Uiguren-Ghettos vor dem Aus

Diese Partei hat den obersten Mann der Provinz nach den Unruhen ausgetauscht. Die Stadt hat sich ein neues Hauptquartier und auch einen neuen Volkspark gebaut. Nicht die einzige Investition. In zehn Jahren, so verspricht Peking, will man das Durchschnittseinkommen in der Provinz auf den chinesischen Durchschnitt anheben. Und das bedeutet auch, dass die Ghettos der Uiguren geschleift werden.

Ein solches Uiguren-Ghetto ist Heijiashan. Die meisten der Häuser hier sind schon abgerissen. Wer hier ein einfaches Ziegelhaus besitzt, bekommt eine 60-Quadratmeter-Wohnung im Neubau gratis. Drei Jahre soll die gerade erst begonnene Kampagne gegen die Slums dauern. Ob denn die Menschen gerne wegziehen? "Natürlich. Wer zieht schon weg, wenn er nicht muss", sagen einige Bewohner.

Ins Mikrophon geflüstert

Wohlstand als Rezept für Stabilität. Was in den Han-Gebieten seit rund 30 Jahren funktioniert, will man jetzt auch hier mit Nachdruck umsetzen. Denn so recht funktioniert hat es bis jetzt nicht. Aber nicht jeden Uiguren beruhigt das. In einem anderen Straßenzug, in dem es vor einem Jahr noch von Menschen gewimmelt hat, ist heute kaum noch jemand zu sehen. Ein Mann wagt es, ins Mikrophon zu flüstern: "Letztes Jahr um diese Zeit sind hier Menschen umgekommen. Danach sind hier viele weg. Heute leben hier nur noch wenige Menschen." Andere lassen mit ihren Augen verstehen, dass sie besser nicht sprechen sollten. Ein alter Herr meint kryptisch, seiner Familie gehe es nicht gut, aber er könne nicht sprechen. Er entfernt sich immer wieder, kehrt immer wieder zurück, so als wolle er doch etwas sagen und geht dann wieder weg. Ein anderer deutet hingegen nur vielsagend auf die hinter ihm stehenden Polizisten.
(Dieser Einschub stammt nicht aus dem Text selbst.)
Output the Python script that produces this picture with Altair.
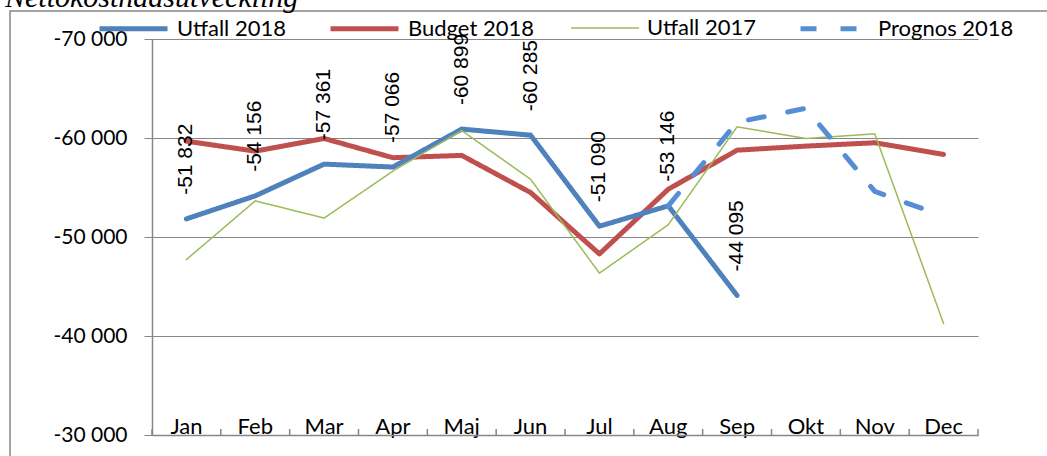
import altair as alt
import pandas as pd

months = ["Jan", "Feb", "Mar", "Apr", "Maj", "Jun", "Jul", "Aug", "Sep", "Okt", "Nov", "Dec"]
utfall_2018 = [-51832, -54156, -57361, -57066, -60899, -60285, -51090, -53146, -44095, None, None, None]
budget_2018 = [-59680, -58670, -59950, -58010, -58240, -54490, -48290, -54820, -58770, -59180, -59520, -58340]
utfall_2017 = [-47720, -53650, -51910, -56660, -60750, -55830, -46350, -51240, -61130, -59950, -60420, -41260]
prognos_2018 = [None, None, None, None, None, None, None, -53146, -61600, -63000, -54600, -52100]

series_names = ["Utfall 2018", "Budget 2018", "Utfall 2017", "Prognos 2018"]
series_values = [utfall_2018, budget_2018, utfall_2017, prognos_2018]
colors = ["#4F81BD", "#C0504D", "#9BBB59", "#558ED5"]
widths = [5, 5, 1.5, 5]
dashes = [[1, 0], [1, 0], [1, 0], [16, 24]]
y_ticks = [-70000, -60000, -50000, -40000, -30000]
title_text = "Nettokostnadsutveckling"


def fmt(v):
    s = f"{abs(int(v)):,}".replace(",", " ")
    return "-" + s if v < 0 else s


rows = []
for name, vals in zip(series_names, series_values):
    for i, (m, v) in enumerate(zip(months, vals)):
        if v is not None:
            rows.append({"month": m, "series": name, "value": v,
                         "label": fmt(v)})
df = pd.DataFrame(rows)
df_months = pd.DataFrame({"month": months})

W, H = 826, 396
PL, PT = 152, 39

x_scale = alt.Scale(type="band", domain=months, paddingInner=0, paddingOuter=0)
x_axis = alt.Axis(orient="top", offset=-H, title=None, labelAngle=0,
                  ticks=False, labelPadding=2, bandPosition=0.5,
                  labelBaseline="alphabetic", labelFont="Lato",
                  labelFontSize=22, labelColor="#000000",
                  domainColor="#868686", domainWidth=1.5, grid=False)
x_enc = alt.X("month:N", sort=months, bandPosition=0.5, scale=x_scale, axis=x_axis)
y_enc = alt.Y("value:Q",
              scale=alt.Scale(domain=[-70000, -30000], reverse=True, nice=False),
              axis=alt.Axis(values=y_ticks, title=None, tickSize=8,
                            labelPadding=17, labelFont="Lato", labelFontSize=21,
                            labelColor="#000000", grid=True,
                            gridColor="#868686", domainColor="#868686",
                            tickColor="#868686", domainWidth=1.5,
                            labelExpr="(datum.value < 0 ? '-' : '') + replace(format(abs(datum.value), ','), ',', ' ')"))

color_enc = alt.Color("series:N", scale=alt.Scale(domain=series_names, range=colors),
                      legend=alt.Legend(title=None, orient="none", legendX=-55,
                                        legendY=-47, direction="horizontal",
                                        symbolType="stroke", symbolSize=4624,
                                        labelFont="Lato", labelFontSize=22,
                                        labelColor="#000000", labelOffset=7,
                                        columnPadding=34, labelLimit=300))
width_enc = alt.StrokeWidth("series:N",
                            scale=alt.Scale(type="ordinal", domain=series_names, range=widths),
                            legend=alt.Legend(title=None))
dash_enc = alt.StrokeDash("series:N", scale=alt.Scale(domain=series_names, range=dashes),
                          legend=alt.Legend(title=None))

base = alt.Chart(df)

order = ["Budget 2018", "Utfall 2018", "Utfall 2017", "Prognos 2018"]
line_layers = []
for name in order:
    line_layers.append(
        base.transform_filter(alt.datum.series == name)
        .mark_line(strokeCap="round", strokeJoin="round")
        .encode(x=x_enc, y=y_enc, color=color_enc, strokeWidth=width_enc,
                strokeDash=dash_enc)
    )

labels = (base.transform_filter(alt.datum.series == "Utfall 2018")
          .mark_text(angle=270, align="left", baseline="middle", dx=24,
                     font="Liberation Sans", fontSize=21, color="#000000")
          .encode(x=x_enc, y=y_enc, text="label:N"))

# category tick marks (pointing up from the axis line, at band boundaries)
tick_start = alt.Chart(df_months).mark_rule(color="#868686", strokeWidth=1.5).encode(
    x=alt.X("month:N", sort=months, bandPosition=0, scale=x_scale, axis=x_axis),
    y=alt.value(H - 6), y2=alt.value(H))
tick_end = alt.Chart(df_months).transform_filter(alt.datum.month == months[-1]).mark_rule(
    color="#868686", strokeWidth=1.5).encode(
    x=alt.X("month:N", sort=months, bandPosition=1, scale=x_scale, axis=x_axis),
    y=alt.value(H - 6), y2=alt.value(H))

extra = alt.Chart(pd.DataFrame({"t": [title_text]}))
border = extra.mark_rect(fillOpacity=0, stroke="#868686", strokeWidth=1.5).encode(
    x=alt.value(10 - PL), x2=alt.value(1047 - PL + 20),
    y=alt.value(11 - PT), y2=alt.value(456 - PT + 20))
title = extra.mark_text(align="left", baseline="alphabetic", font="Liberation Serif",
                        fontStyle="italic", fontSize=30, color="#000000").encode(
    x=alt.value(5 - PL), y=alt.value(6.5 - PT), text="t:N")

chart = alt.layer(border, title, tick_start, tick_end, *line_layers, labels).properties(
    width=W, height=H,
    autosize=alt.AutoSizeParams(type="none"),
    padding={"left": PL, "top": PT, "right": 1047 - PL - W, "bottom": 456 - PT - H},
    background="#FFFFFF",
).configure_view(stroke=None)

chart.save("out.html", embed_options={"renderer": "svg", "actions": False})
Unsicheres Rezept für den Frieden

Die Armut ist immer noch offensichtlich in diesen Vierteln. "Ich habe keine Arbeit. Ich war eben kein guter Schüler, seit der Mittelschule bin ich arbeitslos. Aber meine Frau hat einen Job." In den neuen Wohnvierteln sollen sich diese Uiguren mit den armen Han-Chinesen mischen, deren Slums jetzt ebenfalls geschleift werden sollen. Ein Rezept für den Frieden, dem offenbar nicht einmal die Führung selbst vertraut. Das chinesische Militär hält zur Zeit gemeinsame Militärmanöver mit Pakistan ab. Ausdrückliches Ziel ist die Bekämpfung der ostturkestanischen islamischen Bewegung, die von Peking für die Unruhen verantwortlich gemacht wurde. Die Terminwahl war sicher kein Zufall.